Here's an image from an article claiming that machine learning image generators plagiarize things.

However, if you take a second to look at the image, you'll see that the prompters literally ask for screencaps of specific movies with specific actors, etc. and even then the resulting images aren't one-to-one copies. It doesn't take long to spot differences, like different lighting, slightly different poses, different backgrounds, etc.

If you got ahold of a human artist specializing in photoreal drawings and asked them to re-create a specific part of a movie they've seen a couple dozen or hundred times, they'd most likely produce something remarkably similar in accuracy. Very similar to what machine learning images generators are capable of at the moment.

[-] S410@lemmy.ml 26 points 8 months ago

This is the evilest, worstest, and most upsetting thing I've read all day

[-] S410@lemmy.ml 4 points 8 months ago* (last edited 8 months ago)

The act of learning is absorbing and using massive amounts of data. Almost any child can, for example, re-create copyrighted cartoon characters in their drawing or whistle copyrighted tunes.

If you look at, pretty much, any and all human created works, you will be able to trace elements of those works to many different sources. We, usually, call that "sources of inspiration". Of course, in case of human created works, it's not a big deal. Generally, it's considered transformative and a fair use.

[-] S410@lemmy.ml 11 points 8 months ago

Every work is protected by copyright, unless stated otherwise by the author.
If you want to create a capable system, you want real data and you want a wide range of it, including data that is rarely considered to be a protected work, despite being one.
I can guarantee you that you're going to have a pretty hard time finding a dataset with diverse data containing things like napkin doodles or bathroom stall writing that's compiled with permission of every copyright holder involved.

[-] S410@lemmy.ml 21 points 8 months ago

They're not wrong, though?

Almost all information that currently exists has been created in the last century or so.
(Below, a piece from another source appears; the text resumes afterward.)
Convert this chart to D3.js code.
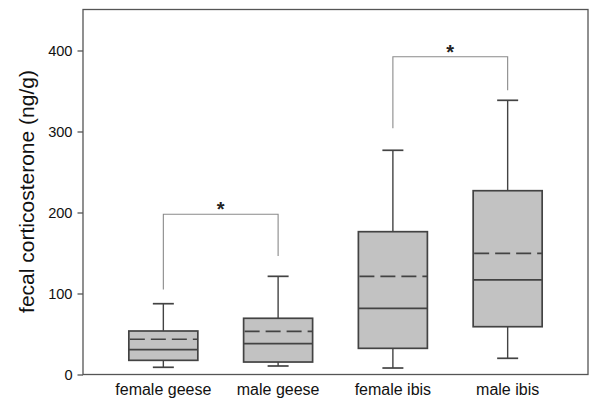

Only a fraction of all that information is available to be legally acquired for use and only a fraction of that already small fraction has been explicitly licensed using permissive licenses.

Things that we don't even think about as "protected works" are in fact just that. Doesn't matter what it is: napkin doodles, writings on bathrooms stall walls, letters written to friends and family. All of those things are protected, unless stated otherwise. And, I don't know about you, but I've never seen a license notice attached to a napkin doodle.

Now, imagine trying to raise a child while avoiding every piece of information like that; information that you aren't licensed to use. You wouldn't end up with a person well suited to exist in the world. They'd lack education regarding science, technology, they'd lack understanding of pop-culture, they'd know no brand names, etc.

Machine learning models are similar. You can train them that way, sure, but they'd be basically useless for real-world applications.